Cannabis consumption has risen in Europe. This is one of the conclusions of the European Drug Report released in June by the European Monitoring Centre for Drugs and Drug Addiction. Established in 1993, the EMCDDA produces the report annually with a view to providing "the EU and its member states with factual, objective, reliable and comparable information at European level on drugs and drug addiction and their consequences. It aims to provide evidence to inform policymaking and guide initiatives to tackle drugs". According to the report, 23.5 million Europeans aged between 15 and 64 used cannabis in 2017, among which 17.1 million young adults aged 15-34.
Cannabis consumption in Europe in 2017Source: European Drug Report 2017
The number has increased in comparison with the data published by the EMCDDA in 2016. In that year 22.1 million Europeans aged between 15 and 64 used cannabis, compared to 23.5 million in 2017, an increase of nearly 1.5 million people.
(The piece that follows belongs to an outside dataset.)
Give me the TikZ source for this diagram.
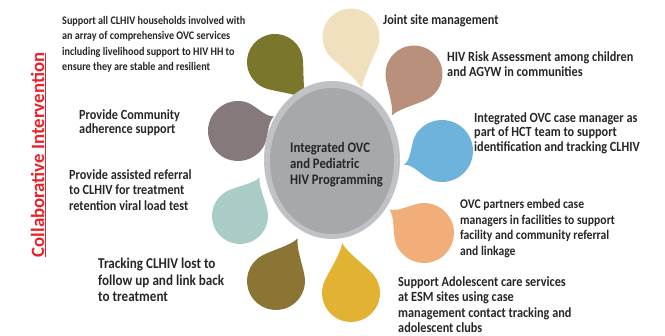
\documentclass[tikz,border=0pt]{standalone}
\usepackage{fontspec}
\setmainfont{Carlito}[FakeStretch=0.875]
\newfontfamily\titlefont{Carlito}
\usetikzlibrary{positioning}

\definecolor{olive}{RGB}{122,118,44}
\definecolor{cream}{RGB}{240,224,190}
\definecolor{rosebrown}{RGB}{184,144,124}
\definecolor{skyblue}{RGB}{109,179,220}
\definecolor{peach}{RGB}{242,174,120}
\definecolor{mustard}{RGB}{226,178,50}
\definecolor{khaki}{RGB}{138,117,53}
\definecolor{seafoam}{RGB}{169,204,198}
\definecolor{mauve}{RGB}{134,121,124}
\definecolor{hubgrey}{RGB}{166,168,171}
\definecolor{ringgrey}{RGB}{192,194,197}
\definecolor{txt}{RGB}{38,38,38}
\definecolor{titlered}{RGB}{230,34,42}

% colour, centre, angle of the tip, radius, tip length
\newcommand{\drop}[5]{%
  \fill[#1,shift={#2},rotate=#3,x=#4pt,y=#4pt]
    (#5,0) .. controls ({#5-0.3},0.08) and (0.86,0.62) .. (55:1)
    arc[start angle=55,end angle=305,radius=1]
    .. controls (0.86,-0.62) and ({#5-0.3},-0.08) .. cycle;}

\begin{document}
\begin{tikzpicture}[x=1pt,y=-1pt]
  \useasboundingbox (0,0) rectangle (665,336);

  \drop{olive}{(275,62)}{-50}{28}{1.75}
  \drop{cream}{(351,37)}{-78}{28.5}{1.85}
  \drop{rosebrown}{(414,74)}{-118}{28.5}{1.65}
  \drop{skyblue}{(442,151)}{-160}{31}{1.3}
  \drop{peach}{(424,233)}{146}{30}{1.4}
  \drop{mustard}{(351,293)}{100}{29}{1.75}
  \drop{khaki}{(276,281)}{63}{29}{1.65}
  \drop{seafoam}{(240,216)}{63}{28}{1.55}
  \drop{mauve}{(238,131)}{22}{30}{1.3}

  \fill[ringgrey] (332,160) ellipse[x radius=68,y radius=79];
  \fill[hubgrey] (332,161) ellipse[x radius=62,y radius=73];

  \begin{scope}[every node/.style={anchor=north west,align=left,inner sep=0pt,text=txt,
      font=\bfseries\fontsize{14}{15.5}\selectfont}]
    \node (hub) [font=\bfseries\fontsize{14.5}{16}\selectfont] at (290,142)
      {Integrated OVC\\and Pediatric\\HIV Programming};
    \node (support) [font=\bfseries\fontsize{11.6}{15.5}\selectfont] at (62,16)
      {Support all CLHIV households involved with\\an array of comprehensive OVC services\\including livelihood support to HIV HH to\\ensure they are stable and resilient};
    \node (adhere) [font=\bfseries\fontsize{14}{14.5}\selectfont] at (79,109)
      {Provide Community\\adherence support};
    \node (referral) at (69,169)
      {Provide assisted referral\\to CLHIV for treatment\\retention viral load test};
    \node (tracking) [font=\bfseries\fontsize{15}{16.5}\selectfont] at (98,258)
      {Tracking CLHIV lost to\\follow up and link back\\to treatment};
    \node (joint) at (383,14) {Joint site management};
    \node (risk) [font=\bfseries\fontsize{14}{15}\selectfont] at (447,51)
      {HIV Risk Assessment among children\\and AGYW in communities};
    \node (caseman) [font=\bfseries\fontsize{14}{14.5}\selectfont] at (474,112)
      {Integrated OVC case manager as\\part of HCT team to support\\identification and tracking CLHIV};
    \node (embed) [font=\bfseries\fontsize{13.3}{15.5}\selectfont] at (460,199)
      {OVC partners embed case\\managers in facilities to support\\facility and community referral\\and linkage};
    \node (adol) at (398,276)
      {Support Adolescent care services\\at ESM sites using case\\management contact tracking and\\adolescent clubs};
  \end{scope}

  \node (title) [rotate=90,inner sep=0pt,text=titlered,
    font=\titlefont\bfseries\fontsize{18.8}{20}\selectfont] at (38.5,155)
    {\underline{Collaborative Intervention}};
\end{tikzpicture}
\end{document}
Cannabis consumption has grown also among young adults - aged between 14 and 34 - increasing from 16.6 million users in 2016 to 17.1 in 2017.
But the increase is not limited to use in the last year, cannabis is on the rise in every way. In fact, when asked about their lifetime relationship with the drug, in 2017 87.7 million Europeans reported having used it at least once, compared to 83.2 in 2016, an increase of 4.5 million people.
Cannabis consumption in Europe in 2016Source: European Drug Report 2016
The international regulatory framework for cannabis: the first section of the report
'Do international cannabis policy developments have implications for Europe?' is the first heading of the European Drug Report 2017. While in 2016 the report opened with 'Resurgence of MDMA' and proceeded with 'New data highlight regional patterns in stimulant use' and 'Responding to cannabis remains a key challenge for European drug policies', this year it begins by stressing the renewed interest in cannabis among European policymakers.
The report recognises that in Europe "a lively debate is now taking place, with issues such as permitting the production of cannabis for personal use, and making cannabis available for treating medical conditions, of growing interest in some countries". The same heading also highlights that "the European cannabis market has already changed considerably in recent years, in part driven by a move to more domestic production".